Inside the colourful backdrop of Sefton Park’s Palm House, Jamie Woon, SG Lewis and Suede Brown all proved themselves as the perfect performers to open Liverpool’s doors to the Academy for the first time, with all three musicians delivering confident sets that provided different interpretations on the “digital soul” theme that acted as the focal point of the evening.
Musical selections from Merseyside producer and LIMF alumnus Suede Brown greeted the crowd both upon arrival and between sets, giving the beatmaker more than enough time to cement his ever growing reputation as a DJ, which he has begun to establish already through his continuing residency at 24 Kitchen Street. Brown was intelligent and consistent behind the decks, often displaying a taste for futuristic grooves that straddled genre, with sounds from the likes of Kaytranada and Sam Gellaitry simultaneously keeping the audience on their toes and urging them to move.
The anticipation for SG Lewis in the room was formidable – one crowd member declared to me that Lewis is ”our generation’s answer to Michael Jackson” as far as he was concerned – and the atmosphere was extremely excitable as Lewis eventually took to the stage. Acting as something of a homecoming gig for the former University of Liverpool student (and curator of the evening’s line-up), what followed was a vibrant and assured show that was surprising as much as it was entertaining. Lewis sometimes resembled a one man band as he regularly switched between the guitar, keyboard and microphone to perform crowd pleasers such as “Holding Back” and “Warm”, but the possible highlight of the set was when New York rapper Bishop Nehru jumped on stage to perform the collaborative track “Gone”, rounding off a performance that pointed towards a bright future for the young producer.

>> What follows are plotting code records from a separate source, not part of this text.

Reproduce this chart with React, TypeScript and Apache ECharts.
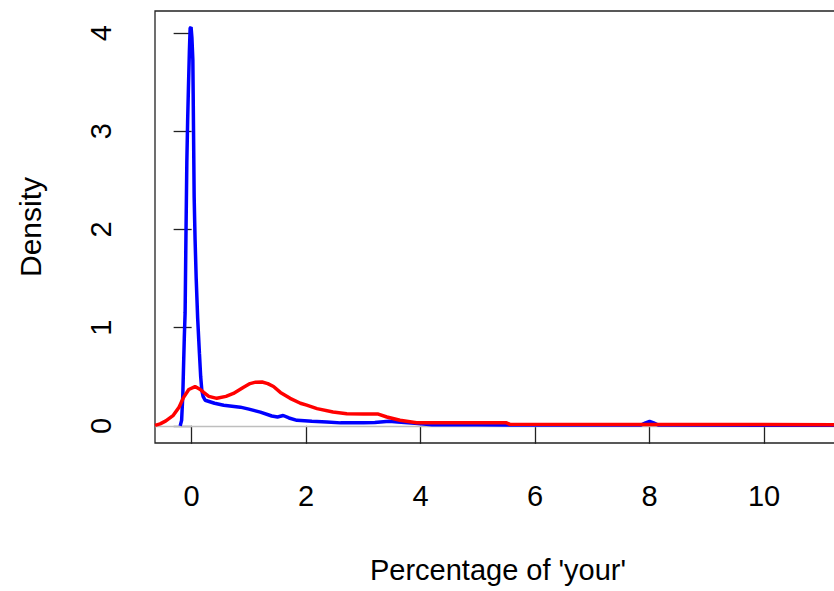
import React, { useEffect, useRef } from "react";
import * as echarts from "echarts";

const blueX = [-0.2, -0.175, -0.155, -0.143, -0.128, -0.114, -0.1, -0.084, -0.07, -0.056, -0.04, -0.026, -0.01, 0.005, 0.021, 0.033, 0.044, 0.06, 0.079, 0.105, 0.136, 0.158, 0.178, 0.2, 0.236, 0.4, 0.56, 0.85, 1.0, 1.2, 1.4, 1.5, 1.6, 1.7, 1.84, 2.1, 2.36, 2.6, 3.0, 3.2, 3.45, 3.6, 3.9, 4.2, 5, 6, 7.85, 7.93, 8.0, 8.07, 8.15, 11.6];
const blueY = [0.0, 0.056, 0.3, 0.57, 0.9, 1.15, 1.9, 2.68, 3.1, 3.44, 3.8, 4.05, 4.06, 3.95, 3.73, 3.0, 2.33, 1.9, 1.51, 1.1, 0.74, 0.5, 0.36, 0.3, 0.26, 0.23, 0.21, 0.19, 0.17, 0.14, 0.1, 0.09, 0.105, 0.08, 0.056, 0.046, 0.04, 0.03, 0.03, 0.035, 0.046, 0.04, 0.025, 0.012, 0.01, 0.008, 0.008, 0.03, 0.045, 0.03, 0.008, 0.005];

const redX = [-0.64, -0.55, -0.45, -0.32, -0.22, -0.14, -0.05, 0.06, 0.15, 0.21, 0.3, 0.44, 0.6, 0.73, 0.9, 1.02, 1.12, 1.23, 1.33, 1.43, 1.55, 1.72, 1.9, 2.01, 2.19, 2.47, 2.71, 3.0, 3.26, 3.41, 3.64, 3.93, 4.5, 5.5, 5.56, 8, 11.6];
const redY = [0.005, 0.02, 0.05, 0.107, 0.19, 0.29, 0.37, 0.4, 0.37, 0.34, 0.3, 0.28, 0.3, 0.33, 0.39, 0.43, 0.445, 0.446, 0.43, 0.4, 0.34, 0.28, 0.23, 0.21, 0.175, 0.14, 0.124, 0.12, 0.12, 0.09, 0.056, 0.032, 0.03, 0.03, 0.015, 0.013, 0.012];

const xTicks = [0, 2, 4, 6, 8, 10];
const yTicks = [0, 1, 2, 3, 4];
const xTitle = "Percentage of 'your'";
const yTitle = "Density";

const FONT = "'Liberation Sans', Arial, sans-serif";

export default function App() {
  const ref = useRef<HTMLDivElement>(null);
  useEffect(() => {
    if (!ref.current) return;
    const chart = echarts.init(ref.current, null, { renderer: "svg" });
    const pair = (xs: number[], ys: number[]) => xs.map((x, i) => [x, ys[i]]);
    chart.setOption({
      animation: false,
      backgroundColor: "#ffffff",
      grid: {
        left: 155,
        top: 11,
        width: 686,
        height: 432,
        show: true,
        borderColor: "#222",
        borderWidth: 1.3,
        backgroundColor: "transparent",
      },
      xAxis: {
        type: "value",
        min: -0.64,
        max: 11.343,
        axisLine: { show: false },
        splitLine: { show: false },
        axisTick: {
          show: true,
          length: 18,
          inside: false,
          customValues: xTicks,
          lineStyle: { color: "#222", width: 1.3 },
        },
        axisLabel: {
          customValues: xTicks,
          margin: 38,
          fontSize: 29,
          color: "#000",
          fontFamily: FONT,
        },
        name: xTitle,
        nameLocation: "middle",
        nameGap: 112,
        nameTextStyle: { fontSize: 29, color: "#000", fontFamily: FONT },
      },
      yAxis: {
        type: "value",
        min: -0.175,
        max: 4.225,
        axisLine: { show: false },
        splitLine: { show: false },
        axisTick: {
          show: true,
          length: 18,
          inside: false,
          customValues: yTicks,
          lineStyle: { color: "#222", width: 1.3 },
        },
        axisLabel: {
          customValues: yTicks,
          rotate: 90,
          margin: 40,
          fontSize: 29,
          color: "#000",
          fontFamily: FONT,
        },
        name: yTitle,
        nameLocation: "middle",
        nameRotate: 90,
        nameGap: 110,
        nameTextStyle: { fontSize: 30, color: "#000", fontFamily: FONT },
      },
      series: [
        {
          type: "line",
          data: pair(blueX, blueY),
          showSymbol: false,
          lineStyle: { color: "#0000ff", width: 3.5 },
          itemStyle: { color: "#0000ff" },
          z: 2,
          markLine: {
            silent: true,
            symbol: ["none", "none"],
            label: { show: false },
            lineStyle: { color: "#bebebe", width: 1.3, type: "solid" },
            data: [{ yAxis: 0 }],
            z: 1,
          },
        },
        {
          type: "line",
          data: pair(redX, redY),
          showSymbol: false,
          lineStyle: { color: "#ff0000", width: 3.5 },
          itemStyle: { color: "#ff0000" },
          z: 3,
        },
      ],
    });
    return () => chart.dispose();
  }, []);
  return (
    <div
      style={{ position: "fixed", left: 0, top: 0, width: 834, height: 591, overflow: "hidden", background: "#fff" }}
    >
      <div ref={ref} style={{ width: 870, height: 591 }} />
    </div>
  );
}
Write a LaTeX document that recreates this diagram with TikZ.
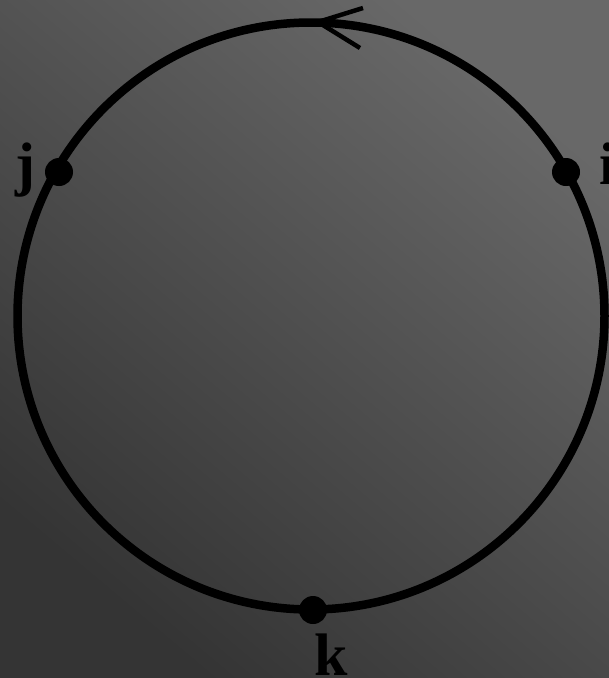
\documentclass[tikz,border=0pt]{standalone}
\usepackage{fontspec}
\setmainfont{Liberation Serif}
\begin{document}
\begin{tikzpicture}[x=1pt,y=-1pt,
  ring/.style={draw=black,line width=8.5pt},
  dot/.style={circle,fill=black,inner sep=0pt,minimum size=28pt},
  lbl/.style={font=\fontsize{60}{60}\selectfont\bfseries,text=black,inner sep=0pt,anchor=base},
  chev/.style={draw=black,line width=4.5pt}]
\useasboundingbox (0,0) rectangle (609,678);
\shade[top color={rgb,255:red,104;green,104;blue,104},bottom color={rgb,255:red,52;green,52;blue,52},shading angle=-40] (0,0) rectangle (609,678);
\node[circle,ring,minimum size=587pt,inner sep=0pt] (C) at (311,316) {};
\node[dot] (j) at (59,172) {};
\node[dot] (i) at (566,172) {};
\node[dot] (k) at (313,610) {};
\node[lbl] (lj) at (25,184) {j};
\node[lbl] (li) at (608,184) {i};
\node[lbl] (lk) at (331,675) {k};
\coordinate (t) at (318,22);
\coordinate (a1) at (363,8);
\coordinate (a2) at (360,48);
\draw[chev] (a1) -- (t) -- (a2);
\end{tikzpicture}
\end{document}
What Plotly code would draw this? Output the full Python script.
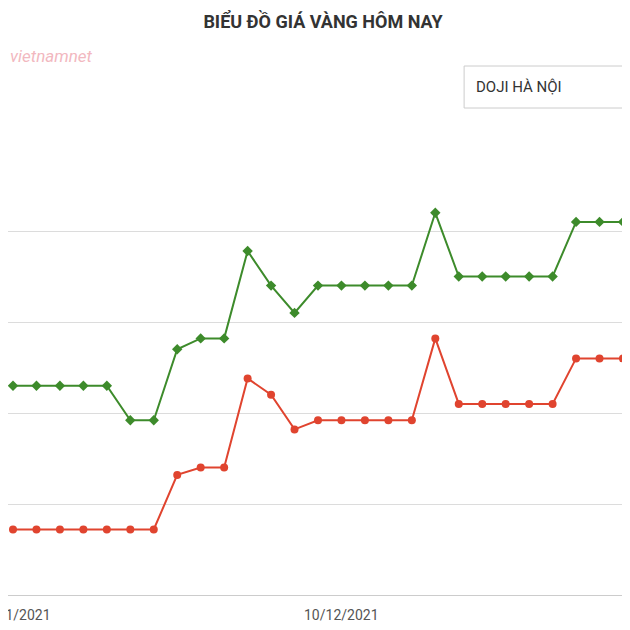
import plotly.graph_objects as go

idx = list(range(27))
tick_idx = [0, 14, 28]
tick_text = ["26/11/2021", "10/12/2021", "25/12/2021"]
sell = [61.15,61.15,61.15,61.15,61.15,60.96,60.96,61.35,61.41,61.41,61.89,61.70,61.55,
        61.70,61.70,61.70,61.70,61.70,62.10,61.75,61.75,61.75,61.75,61.75,62.05,62.05,62.05]
buy = [60.36,60.36,60.36,60.36,60.36,60.36,60.36,60.66,60.70,60.70,61.19,61.10,60.91,
       60.96,60.96,60.96,60.96,60.96,61.41,61.05,61.05,61.05,61.05,61.05,61.30,61.30,61.30]

fig = go.Figure()
fig.add_trace(go.Scatter(x=idx, y=sell, mode="lines+markers", name="Bán",
    line=dict(color="#3d8b2b", width=2), marker=dict(symbol="diamond", size=8, color="#3d8b2b")))
fig.add_trace(go.Scatter(x=idx, y=buy, mode="lines+markers", name="Mua",
    line=dict(color="#e0442f", width=2), marker=dict(symbol="circle", size=8, color="#e0442f")))

H = 455.0
def py(y):
    return (587 - y) / H

ann = [dict(text=t, x=i, xref="x", yref="paper", y=py(607), xanchor="center", yanchor="middle",
            showarrow=False, font=dict(size=14, color="#555")) for i, t in zip(tick_idx, tick_text)]
ann += [
    dict(text="DOJI HÀ NỘI", xref="paper", yref="paper", x=0.74, y=py(79), xanchor="left",
         yanchor="middle", showarrow=False, font=dict(size=15, color="#333")),
    dict(text="<i>vietnamnet</i>", xref="paper", yref="paper", x=0.0, y=py(48),
         xanchor="left", yanchor="middle", showarrow=False, font=dict(size=17, color="#f2b8c0")),
]

fig.update_layout(
    width=630, height=630, showlegend=False,
    margin=dict(l=0, r=0, t=132, b=43),
    plot_bgcolor="white", paper_bgcolor="white",
    font=dict(family="Roboto, Arial", color="#333"),
    xaxis=dict(range=[-0.213, 26.64], showticklabels=False,
               showgrid=False, showline=True, linecolor="#ccc", ticks="", zeroline=False),
    yaxis=dict(range=[60, 62.5], dtick=0.5, showgrid=True, gridcolor="#dcdcdc",
               showticklabels=False, zeroline=False),
    title=dict(text="<b>BIỂU ĐỒ GIÁ VÀNG HÔM NAY</b>", x=0.5, y=0.978, xanchor="center",
               yanchor="middle", font=dict(size=18, color="#333")),
    shapes=[dict(type="rect", xref="paper", yref="paper", x0=0.724, x1=1.01,
                 y0=py(100), y1=py(58), line=dict(color="#ccc", width=1), fillcolor="white")],
    annotations=ann,
)
fig.write_html("out.html")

Providing a welcome gear change to proceedings was Jamie Woon, who provided a perky and thoughtful contribution to the Palm House’s party ambience. Accompanied by a small band that featured two jovial backing singers and a drummer who looked suspiciously like Four Tet, Woon mainly drew from his Mercury nominated second album Making Time to great effect, with tracks such as “Sharpness”, “Message” and “Thunder” filling the room with their gravitas. On record Woon often sounds soulful and considered, but what was most impressive about this show was his willingness to experiment and improvise with his band live, resulting in his songs appearing in entirely different guises; “Night Air” transformed into an funky jam session towards its ending, while “Lady Luck” emerged as a muscular electronic coda to “Celebration”, steering the evening towards a positive, and definitely soulful conclusion.